The lookout platform is easily visible from the highway. There is a small pull out parking area, interpretive signs and a large wooden platform with rails and benches. The interpretive billboards explain the history of the region and assists in identifying local landmarks.
The Windy Arm of Tagish Lake was once part of a historic paddle route during the Yukon Gold Rush. Miners would arrive in Skagway, Alaska, USA and hike the Yukon Pass to Bennett Lake. From Bennett Lake miners would paddle Nares, Tagish and Marsh Lakes to the Yukon River and Dawson City.
From the lookout, perched on a rocky ridge, one can enjoy views of the lake and surrounding mountains. Mountains like Mount Conrad, Nares Mountain and Lime Mountain. The lookout is a good opportunity to view a portion of this historic route exploring Tagish Lake.

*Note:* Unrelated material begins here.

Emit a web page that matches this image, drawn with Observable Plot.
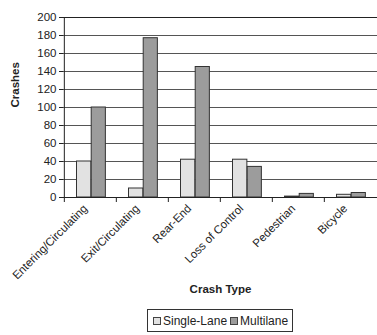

Prior to the Yukon Gold Rush the chain of lakes were used by the First Nation people of the Yukon. The local First Nation tribes of the Tlingit and Tagish paddled these same waters for many years hunting and establishing trade with neighbouring villages.
In 1883 an American by the name of Schwatka was commissioned by the American Government to survey the transportation route leading to the Yukon River. Schwatka named the island Bove after a lieutenant in the Italian Navy.